Krill has long been referred to as one of the most plentiful biomasses in the world. It’s one of the key arguments in what makes krill a sustainable ingredient for aquafeeds, human nutrition products, and beyond. But what does the data say?
New science confirms big surplus of krill and a precautionary krill fishery in Antarctica
That’s exactly what the Norwegian Institute of Marine Research (IMR) aimed to uncover, way back in 2011. They wanted to go beyond assumption and rather, closely monitor the krill population over time to find out whether the biomass was truly as plentiful as speculated to be.
Now, more than 10 years later, the IMR has published a decade’s worth of data and made one strong conclusion as a result: the krill biomass is doing just fine. Ten years of monitoring data confirms big surplus of krill and a precautionary krill fishery in Antarctica. IMR’s extensive trawling and acoustic data, gathered from a 60,000 square kilometer area in Antarctic waters (area 48.2), reveals that this area is home to consistently high densities of krill, year-on-year. In 2000, the krill biomass was estimated to be around 60 million metric tons. In 2019, IMR scientists put that estimate at 63 million metric tons – a change that indicates that this species has not experienced any significant decline due to fishery activities.
In a world growing increasingly committed to sustainability, this is a solid position to be in. Our business at Aker BioMarine is built on this precious marine resource, and we are viscerally aware that with that comes great responsibility to protect it. Luckily, we are not alone in this sentiment.
Sustainability stems from a well-managed fishery
If we take a step back and reflect on how we got here – to have maintained a stable supply of krill and to be experiencing growth in our own production (up 9% year-on-year in Q2 2023) – then we must look at the bigger picture. We need to look at how this resource has been managed, not only by fisheries like ours, but by independent bodies as well.
The krill fishery is overseen by an organization called the Commission of Antarctic Marine Living Resources (CCAMLR). This is the body that determines the catch levels each year.

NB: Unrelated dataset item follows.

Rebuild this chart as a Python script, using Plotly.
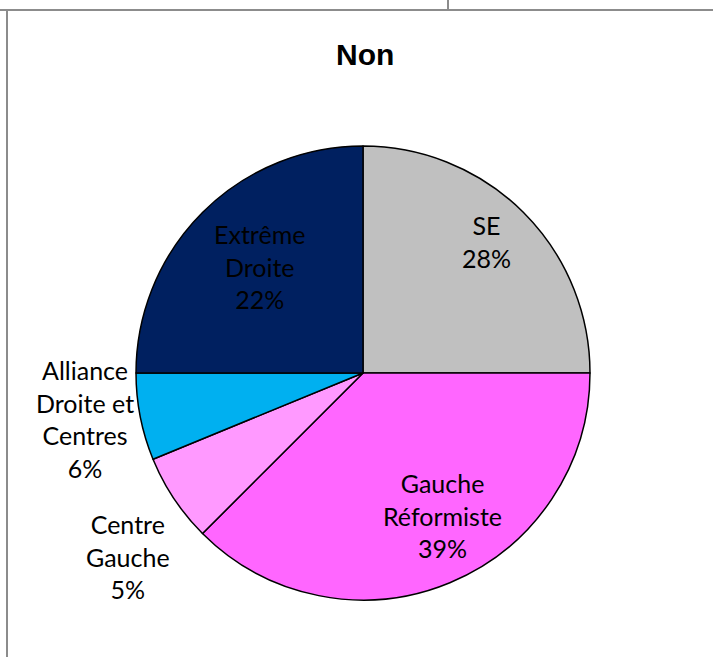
import plotly.graph_objects as go

W, H = 713, 657

parties = ["SE", "Gauche Réformiste", "Centre Gauche", "Alliance Droite et Centres", "Extrême Droite"]
shares = [25.0, 37.5, 6.3, 6.2, 25.0]
pct_labels = ["28%", "39%", "5%", "6%", "22%"]
label_lines = ["SE", "Gauche<br>Réformiste", "Centre<br>Gauche", "Alliance<br>Droite et<br>Centres", "Extrême<br>Droite"]
colors = ["#C0C0C0", "#FF66FF", "#FF99FF", "#00B0F0", "#002060"]
title_text = "Non"

# Layout helpers (pixel -> paper)
def px(x):
    return x / W

def py(y):
    return 1 - y / H

cx, cy, r = 363, 373, 227

fig = go.Figure(go.Pie(
    labels=parties,
    values=shares,
    sort=False,
    direction="clockwise",
    rotation=0,
    marker=dict(colors=colors, line=dict(color="#000000", width=1.5)),
    textinfo="none",
    hoverinfo="label+percent",
    showlegend=False,
    domain=dict(x=[px(cx - r), px(cx + r)], y=[py(cy + r), py(cy - r)]),
))

label_pos = [(487, 241), (442, 515), (128, 556), (85, 419), (259, 267)]
annotations = []
for text, pct, (lx, ly) in zip(label_lines, pct_labels, label_pos):
    annotations.append(dict(
        x=px(lx), y=py(ly), xref="paper", yref="paper",
        text=f"{text}<br>{pct}", showarrow=False,
        xanchor="center", yanchor="middle", align="center",
        font=dict(family="Lato, 'Open Sans', sans-serif", size=25, color="#000000"),
    ))
annotations.append(dict(
    x=px(364.5), y=py(54), xref="paper", yref="paper",
    text=f"<b>{title_text}</b>", showarrow=False,
    xanchor="center", yanchor="middle",
    font=dict(family="Liberation Sans, Arial, sans-serif", size=30, color="#000000"),
))

line_col = "#8C8C8C"
shapes = [
    dict(type="line", xref="paper", yref="paper", x0=0, x1=1, y0=py(10), y1=py(10),
         line=dict(color=line_col, width=2)),
    dict(type="line", xref="paper", yref="paper", x0=px(7), x1=px(7), y0=py(10), y1=0,
         line=dict(color=line_col, width=2)),
    dict(type="line", xref="paper", yref="paper", x0=px(448), x1=px(448), y0=1, y1=py(10),
         line=dict(color=line_col, width=2)),
]

fig.update_layout(
    width=W, height=H,
    margin=dict(l=0, r=0, t=0, b=0),
    paper_bgcolor="#FFFFFF",
    plot_bgcolor="#FFFFFF",
    annotations=annotations,
    shapes=shapes,
)

fig.write_html("out.html")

They take a precautionary approach to krill, restricting harvesting to one area in the Antarctic; area 48 and also limiting fishing quota to just 1% of the biomass in that area.

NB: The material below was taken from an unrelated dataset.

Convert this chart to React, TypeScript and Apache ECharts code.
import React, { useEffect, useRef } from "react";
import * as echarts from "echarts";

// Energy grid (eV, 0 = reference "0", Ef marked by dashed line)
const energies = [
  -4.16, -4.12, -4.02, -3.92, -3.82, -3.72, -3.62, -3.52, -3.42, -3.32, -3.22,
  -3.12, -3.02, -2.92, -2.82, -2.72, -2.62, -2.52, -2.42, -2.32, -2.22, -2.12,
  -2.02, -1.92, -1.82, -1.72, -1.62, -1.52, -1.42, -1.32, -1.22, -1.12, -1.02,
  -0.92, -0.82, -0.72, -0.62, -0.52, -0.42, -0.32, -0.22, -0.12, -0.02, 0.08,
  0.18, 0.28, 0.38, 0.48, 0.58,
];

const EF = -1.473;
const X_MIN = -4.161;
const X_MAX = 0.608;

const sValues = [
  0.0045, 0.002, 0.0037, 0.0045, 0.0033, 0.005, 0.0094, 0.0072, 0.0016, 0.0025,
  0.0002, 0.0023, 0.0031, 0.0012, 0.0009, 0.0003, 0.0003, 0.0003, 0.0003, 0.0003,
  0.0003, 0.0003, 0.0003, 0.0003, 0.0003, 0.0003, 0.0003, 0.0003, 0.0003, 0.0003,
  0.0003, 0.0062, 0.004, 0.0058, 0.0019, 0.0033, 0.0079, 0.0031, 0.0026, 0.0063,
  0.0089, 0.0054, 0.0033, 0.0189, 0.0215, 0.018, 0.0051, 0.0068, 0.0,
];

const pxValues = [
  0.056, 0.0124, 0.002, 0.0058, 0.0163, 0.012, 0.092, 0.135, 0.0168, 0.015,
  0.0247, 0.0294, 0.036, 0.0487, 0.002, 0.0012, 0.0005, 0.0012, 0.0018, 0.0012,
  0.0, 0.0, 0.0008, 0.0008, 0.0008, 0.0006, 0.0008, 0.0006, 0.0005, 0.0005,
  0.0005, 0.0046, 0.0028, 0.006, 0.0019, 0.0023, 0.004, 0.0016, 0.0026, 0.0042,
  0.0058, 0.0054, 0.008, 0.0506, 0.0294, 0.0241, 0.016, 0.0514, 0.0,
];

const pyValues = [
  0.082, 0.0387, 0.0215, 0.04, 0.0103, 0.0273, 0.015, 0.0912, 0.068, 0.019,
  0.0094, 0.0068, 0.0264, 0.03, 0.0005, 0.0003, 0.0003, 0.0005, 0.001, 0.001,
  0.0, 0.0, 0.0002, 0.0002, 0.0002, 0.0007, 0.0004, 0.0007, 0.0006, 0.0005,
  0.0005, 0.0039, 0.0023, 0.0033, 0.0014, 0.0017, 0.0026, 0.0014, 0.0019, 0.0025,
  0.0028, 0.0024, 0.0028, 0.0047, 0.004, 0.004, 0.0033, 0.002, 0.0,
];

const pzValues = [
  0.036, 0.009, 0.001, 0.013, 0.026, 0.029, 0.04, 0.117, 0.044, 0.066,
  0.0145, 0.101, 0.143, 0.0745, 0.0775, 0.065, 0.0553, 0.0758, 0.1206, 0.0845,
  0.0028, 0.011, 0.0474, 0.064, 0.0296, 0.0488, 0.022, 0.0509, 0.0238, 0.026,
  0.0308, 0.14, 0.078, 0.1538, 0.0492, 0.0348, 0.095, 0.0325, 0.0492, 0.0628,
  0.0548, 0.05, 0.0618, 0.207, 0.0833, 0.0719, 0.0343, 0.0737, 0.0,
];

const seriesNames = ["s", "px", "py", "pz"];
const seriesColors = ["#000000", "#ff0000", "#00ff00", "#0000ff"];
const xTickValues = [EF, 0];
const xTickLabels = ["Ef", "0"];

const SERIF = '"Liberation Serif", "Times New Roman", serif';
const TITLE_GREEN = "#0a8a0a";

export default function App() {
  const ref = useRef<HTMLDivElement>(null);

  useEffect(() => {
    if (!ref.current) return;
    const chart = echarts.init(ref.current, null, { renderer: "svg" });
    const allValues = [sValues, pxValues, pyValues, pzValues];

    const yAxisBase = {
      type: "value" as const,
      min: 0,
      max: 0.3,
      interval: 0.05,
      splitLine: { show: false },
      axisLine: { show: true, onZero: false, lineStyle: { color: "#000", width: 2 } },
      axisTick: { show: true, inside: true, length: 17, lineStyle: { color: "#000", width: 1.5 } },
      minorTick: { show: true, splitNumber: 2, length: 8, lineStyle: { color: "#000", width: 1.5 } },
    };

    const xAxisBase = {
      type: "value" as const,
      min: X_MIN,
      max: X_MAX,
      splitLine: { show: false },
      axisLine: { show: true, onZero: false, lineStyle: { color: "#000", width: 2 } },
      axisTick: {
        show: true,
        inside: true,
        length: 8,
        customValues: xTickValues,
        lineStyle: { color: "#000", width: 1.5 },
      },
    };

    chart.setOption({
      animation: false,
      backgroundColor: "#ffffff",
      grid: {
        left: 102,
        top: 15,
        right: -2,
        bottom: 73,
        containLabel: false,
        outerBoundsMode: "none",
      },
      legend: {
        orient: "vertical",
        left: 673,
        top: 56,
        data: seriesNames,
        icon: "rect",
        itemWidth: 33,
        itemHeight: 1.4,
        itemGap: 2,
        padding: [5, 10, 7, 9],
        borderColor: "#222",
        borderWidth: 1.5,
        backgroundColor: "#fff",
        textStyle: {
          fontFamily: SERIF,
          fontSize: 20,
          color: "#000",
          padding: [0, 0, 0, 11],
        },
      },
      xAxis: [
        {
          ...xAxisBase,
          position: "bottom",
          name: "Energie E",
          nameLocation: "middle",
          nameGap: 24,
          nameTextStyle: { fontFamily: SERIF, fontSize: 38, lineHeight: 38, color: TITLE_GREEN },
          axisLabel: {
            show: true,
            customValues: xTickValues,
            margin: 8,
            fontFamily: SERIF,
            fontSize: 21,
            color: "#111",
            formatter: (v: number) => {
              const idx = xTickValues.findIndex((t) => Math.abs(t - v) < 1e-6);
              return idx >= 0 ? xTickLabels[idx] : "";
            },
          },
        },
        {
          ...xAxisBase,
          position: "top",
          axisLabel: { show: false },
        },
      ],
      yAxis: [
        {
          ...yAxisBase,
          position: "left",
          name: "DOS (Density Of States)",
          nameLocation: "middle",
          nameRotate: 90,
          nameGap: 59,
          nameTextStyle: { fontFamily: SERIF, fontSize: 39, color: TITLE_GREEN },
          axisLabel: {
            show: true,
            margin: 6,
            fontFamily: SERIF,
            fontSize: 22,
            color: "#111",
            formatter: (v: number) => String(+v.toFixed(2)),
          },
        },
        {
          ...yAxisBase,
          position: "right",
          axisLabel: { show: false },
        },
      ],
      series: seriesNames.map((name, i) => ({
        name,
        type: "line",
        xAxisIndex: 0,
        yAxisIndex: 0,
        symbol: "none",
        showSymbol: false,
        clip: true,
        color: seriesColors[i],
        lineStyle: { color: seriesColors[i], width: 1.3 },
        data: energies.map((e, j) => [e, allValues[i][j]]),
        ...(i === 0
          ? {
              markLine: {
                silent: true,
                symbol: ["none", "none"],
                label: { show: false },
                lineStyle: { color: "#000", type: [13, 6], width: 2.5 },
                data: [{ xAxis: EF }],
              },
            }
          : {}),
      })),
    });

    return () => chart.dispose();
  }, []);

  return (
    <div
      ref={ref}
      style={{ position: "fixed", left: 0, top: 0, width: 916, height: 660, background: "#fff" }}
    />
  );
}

It’s a drop in the bucket for this bountiful species, but it still yields a rather large supply of krill for commercial use each year, while leaving vast amounts in the ocean to both propagate the species and feed the local marine predators.
The Antarctic krill fishery is considered to be one of the most sustainable reduction fisheries today due to the precautionary harvesting limits and management. In 2022, a science paper, published in Fisheries Management and Ecology, concluded that the Antarctic krill fishery is the cleanest fishery in the world in terms of it’s extremely low bycatch rate.

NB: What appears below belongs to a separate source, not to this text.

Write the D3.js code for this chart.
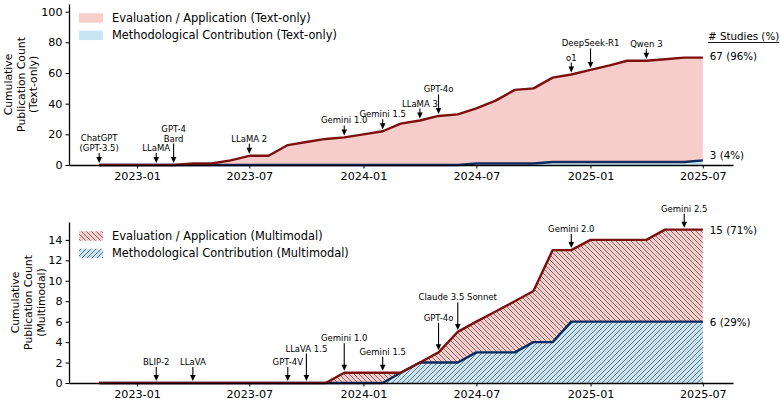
<!DOCTYPE html>
<html>
<head>
<meta charset="utf-8">
<script src="https://cdn.jsdelivr.net/npm/d3@7"></script>
<style>
  body { margin: 0; background: #fff; }
  svg { display: block; font-family: "DejaVu Sans", sans-serif; }
</style>
</head>
<body>
<svg id="chart" width="780" height="400"></svg>
<script>
// monthly cumulative counts
const months = ["2022-11","2022-12","2023-01","2023-02","2023-03","2023-04","2023-05","2023-06",
  "2023-07","2023-08","2023-09","2023-10","2023-11","2023-12","2024-01","2024-02","2024-03",
  "2024-04","2024-05","2024-06","2024-07","2024-08","2024-09","2024-10","2024-11","2024-12",
  "2025-01","2025-02","2025-03","2025-04","2025-05","2025-06","2025-07"];

// text-only panel (outline heights as drawn)
const textEval = [0,0,0,0,0,1,1,3,6,6,13,15,17,18,20,22,27,29,32,33,37,42,49,50,57,59,62,65,68,68,69,70,70];
const textMethod = [0,0,0,0,0,0,0,0,0,0,0,0,0,0,0,0,0,0,0,0,1,1,1,1,2,2,2,2,2,2,2,2,3];

// multimodal panel
const mmEval = [0,0,0,0,0,0,0,0,0,0,0,0,0,1,1,1,1,2,3,5,6,7,8,9,13,13,14,14,14,14,15,15,15];
const mmMethod = [0,0,0,0,0,0,0,0,0,0,0,0,0,0,0,0,1,2,2,2,3,3,3,4,4,6,6,6,6,6,6,6,6];

const xTickLabels = ["2023-01","2023-07","2024-01","2024-07","2025-01","2025-07"];
const textYTicks = [0, 20, 40, 60, 80, 100];
const mmYTicks = [0, 2, 4, 6, 8, 10, 12, 14];

const textLegend = ["Evaluation / Application (Text-only)", "Methodological Contribution (Text-only)"];
const mmLegend = ["Evaluation / Application (Multimodal)", "Methodological Contribution (Multimodal)"];
const textEndLabels = ["67 (96%)", "3 (4%)"];
const mmEndLabels = ["15 (71%)", "6 (29%)"];

const textMilestones = [
  ["ChatGPT\n(GPT-3.5)", "2022-11"], ["LLaMA", "2023-02"], ["GPT-4\nBard", "2023-03"],
  ["LLaMA 2", "2023-07"], ["Gemini 1.0", "2023-12"], ["Gemini 1.5", "2024-02"],
  ["LLaMA 3", "2024-04"], ["GPT-4o", "2024-05"], ["o1", "2024-12"],
  ["DeepSeek-R1", "2025-01"], ["Qwen 3", "2025-04"]
];
const mmMilestones = [
  ["BLIP-2", "2023-02"], ["LLaVA", "2023-04"], ["GPT-4V", "2023-09"], ["LLaVA 1.5", "2023-10"],
  ["Gemini 1.0", "2023-12"], ["Gemini 1.5", "2024-02"], ["GPT-4o", "2024-05"],
  ["Claude 3.5 Sonnet", "2024-06"], ["Gemini 2.0", "2024-12"], ["Gemini 2.5", "2025-06"]
];

const parseMonth = d3.timeParse("%Y-%m");
const dates = months.map(parseMonth);

const pink = "#f6cdca", lightBlue = "#c8e6f5";
const darkRed = "#7d0f0f", navy = "#0b2b5f";

const svg = d3.select("#chart");
const defs = svg.append("defs");

// hatch patterns, like matplotlib '\\\\' and '////'
function makeHatch(id, bg, back) {
  const p = defs.append("pattern")
    .attr("id", id)
    .attr("patternUnits", "userSpaceOnUse")
    .attr("width", 5).attr("height", 5);
  p.append("rect").attr("width", 5).attr("height", 5).attr("fill", bg);
  p.append("path")
    .attr("d", back ? "M0,0L5,5M-1,4L1,6M4,-1L6,1" : "M0,5L5,0M-1,1L1,-1M4,6L6,4")
    .attr("stroke", "#2a2a2a")
    .attr("stroke-width", 0.6);
}
makeHatch("hatchRed", pink, true);
makeHatch("hatchBlue", lightBlue, false);

// x range with matplotlib-ish 5% margins
const left = 69, right = 733;
const [d0, d1] = d3.extent(dates);
const pad = (d1 - d0) * 0.05;
const x = d3.scaleTime()
  .domain([new Date(+d0 - pad), new Date(+d1 + pad)])
  .range([left, right]);

function drawPanel(cfg) {
  const g = svg.append("g");
  const y = d3.scaleLinear().domain([0, cfg.yMax]).range([cfg.bottom, cfg.top]);

  const area = vals => d3.area()
    .x((d, i) => x(dates[i]))
    .y0(y(0))
    .y1(d => y(d))(vals);
  const line = vals => d3.line()
    .x((d, i) => x(dates[i]))
    .y(d => y(d))(vals);

  g.append("path").attr("d", area(cfg.upper)).attr("fill", cfg.fillUpper);
  g.append("path").attr("d", area(cfg.lower)).attr("fill", cfg.fillLower);
  g.append("path").attr("d", line(cfg.lower))
    .attr("fill", "none").attr("stroke", navy).attr("stroke-width", 2.4).attr("stroke-linejoin", "round");
  g.append("path").attr("d", line(cfg.upper))
    .attr("fill", "none").attr("stroke", darkRed).attr("stroke-width", 2.4).attr("stroke-linejoin", "round");

  // axes
  const yAxis = g.append("g")
    .attr("transform", `translate(${left},0)`)
    .call(d3.axisLeft(y).tickValues(cfg.yTicks).tickSizeInner(3.5).tickSizeOuter(0).tickPadding(3));
  const xAxis = g.append("g")
    .attr("transform", `translate(0,${cfg.bottom})`)
    .call(d3.axisBottom(x).tickValues(xTickLabels.map(parseMonth))
      .tickFormat(d3.timeFormat("%Y-%m")).tickSizeInner(3.5).tickSizeOuter(0).tickPadding(3.5));
  [yAxis, xAxis].forEach(a => {
    a.select(".domain").attr("stroke", "#000").attr("stroke-width", 1.3);
    a.selectAll(".tick line").attr("stroke", "#000");
    a.selectAll("text").attr("font-size", "11.2px").attr("fill", "#000")
      .attr("font-family", "DejaVu Sans");
  });

  // y label, three centred lines
  const cy = (cfg.top + cfg.bottom) / 2;
  cfg.yLabel.forEach((t, i) => {
    g.append("text")
      .attr("transform", `translate(${cfg.yLabelX[i]},${cy}) rotate(-90)`)
      .attr("text-anchor", "middle")
      .attr("dominant-baseline", "central")
      .attr("font-size", "10.8px")
      .text(t);
  });

  // legend, top-left inside the axes
  cfg.legend.forEach((t, i) => {
    const ly = cfg.top + 14 + i * 17.4;
    g.append("rect")
      .attr("x", 79).attr("y", ly - 4.7)
      .attr("width", 24).attr("height", 9.4)
      .attr("fill", i === 0 ? cfg.fillUpper : cfg.fillLower);
    g.append("text")
      .attr("x", 112).attr("y", ly)
      .attr("dominant-baseline", "central")
      .attr("font-size", "11.4px")
      .text(t);
  });

  // release annotations with arrows
  cfg.milestones.forEach(([name, m]) => {
    const idx = months.indexOf(m);
    const xi = x(dates[idx]);
    const ty = y(cfg.upper[idx]);
    const lift = cfg.raised.includes(name) ? cfg.liftLong : cfg.liftShort;
    const lines = name.split("\n");
    const last = ty - lift;
    lines.forEach((t, k) => {
      g.append("text")
        .attr("x", xi)
        .attr("y", last - (lines.length - 1 - k) * 10)
        .attr("text-anchor", "middle")
        .attr("dominant-baseline", "central")
        .attr("font-size", "8.5px")
        .text(t);
    });
    const tip = ty - 2;
    g.append("line")
      .attr("x1", xi).attr("x2", xi)
      .attr("y1", last + 5).attr("y2", tip - 5)
      .attr("stroke", "#000").attr("stroke-width", 1.1);
    g.append("path")
      .attr("d", `M${xi - 2.8},${tip - 6}L${xi + 2.8},${tip - 6}L${xi},${tip}Z`)
      .attr("fill", "#000");
  });

  // counts at the right end
  const lastIdx = months.length - 1;
  [cfg.upper, cfg.lower].forEach((vals, i) => {
    g.append("text")
      .attr("x", x(dates[lastIdx]) + 7)
      .attr("y", y(vals[lastIdx]) + cfg.endShift[i])
      .attr("dominant-baseline", "central")
      .attr("font-size", "10.3px")
      .text(cfg.endLabels[i]);
  });
  return g;
}

const topPanel = drawPanel({
  top: 4, bottom: 165, yMax: 105, yTicks: textYTicks,
  upper: textEval, lower: textMethod,
  fillUpper: pink, fillLower: lightBlue,
  yLabel: ["Cumulative", "Publication Count", "(Text-only)"], yLabelX: [8.5, 21, 33.5],
  legend: textLegend,
  milestones: textMilestones, raised: ["GPT-4\nBard", "GPT-4o", "DeepSeek-R1"],
  liftShort: 17, liftLong: 26.5,
  endLabels: textEndLabels, endShift: [-2, -5]
});

drawPanel({
  top: 222, bottom: 383, yMax: 15.75, yTicks: mmYTicks,
  upper: mmEval, lower: mmMethod,
  fillUpper: "url(#hatchRed)", fillLower: "url(#hatchBlue)",
  yLabel: ["Cumulative", "Publication Count", "(Multimodal)"], yLabelX: [15, 28, 41],
  legend: mmLegend,
  milestones: mmMilestones, raised: ["LLaVA 1.5", "Gemini 1.0", "GPT-4o", "Claude 3.5 Sonnet"],
  liftShort: 21, liftLong: 34.5,
  endLabels: mmEndLabels, endShift: [0, 0]
});

// header above the right-hand counts
const head = topPanel.append("text")
  .attr("x", 708).attr("y", 36)
  .attr("dominant-baseline", "central")
  .attr("font-size", "10.3px")
  .text("# Studies (%)");
const hw = head.node().getComputedTextLength();
topPanel.append("line")
  .attr("x1", 708).attr("x2", 708 + hw)
  .attr("y1", 42.5).attr("y2", 42.5)
  .attr("stroke", "#000").attr("stroke-width", 0.9);
</script>
</body>
</html>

As krill is the key species in the Antarctic ecosystem, regular monitoring is important, which is why we will continue to support up-to-date biomass estimations every year. It is in our industry's best interest to ensure that krill is well managed, says Pål Skogrand, VP Policy and Impact, Aker BioMarine.
A fully owned supply chain supports a steady and stable supply of krill
Monitoring and management is one part of the sustainability equation, but at Aker BioMarine, we also see the supply chain as another important aspect to ensuring a stable supply of krill. While the fish oil value chain in general is quite fragmented, with different owners and operators increasing the margins at each step, Aker BioMarine’s krill value chain is quite simple. We own it.
We believe that by maintaining control and transparency of the full value chain, from harvesting to production to final product, we can ensure a solid supply for our customers. This means that we take responsibility at each step, with the shared ambition across the value chain to secure continuity of supply.
It’s a point of pride for us that we are operating within one of the most sustainable fisheries in the world, now clearly proven thanks to IMR’s long-term dedication to monitoring the krill biomass. And as part of this pride, we believe that a sustainable approach to the value chain is only possible through our own control, oversight and by ensuring transparency throughout.
Fisheries must take responsibility for sustainability and supply
At Aker BioMarine, we remind ourselves every day that maintaining these levels won’t happen on its own. It takes the oversight of the CCALMR to hold fisheries accountable for their catch. It takes marine certification bodies, like the Marine Stewardship Council (MSC), to measure and rate how well the fisheries are maintaining their commitments and meeting their targets. And it takes actors like us, companies that aim to lead by example and take responsibility for their impact on the local environment.
A stable supply of krill is key to our customers, and at Aker BioMarine, we aim to ensure that krill continues to be the ingredient that can fill the nutritional gap for both humans and animals alike.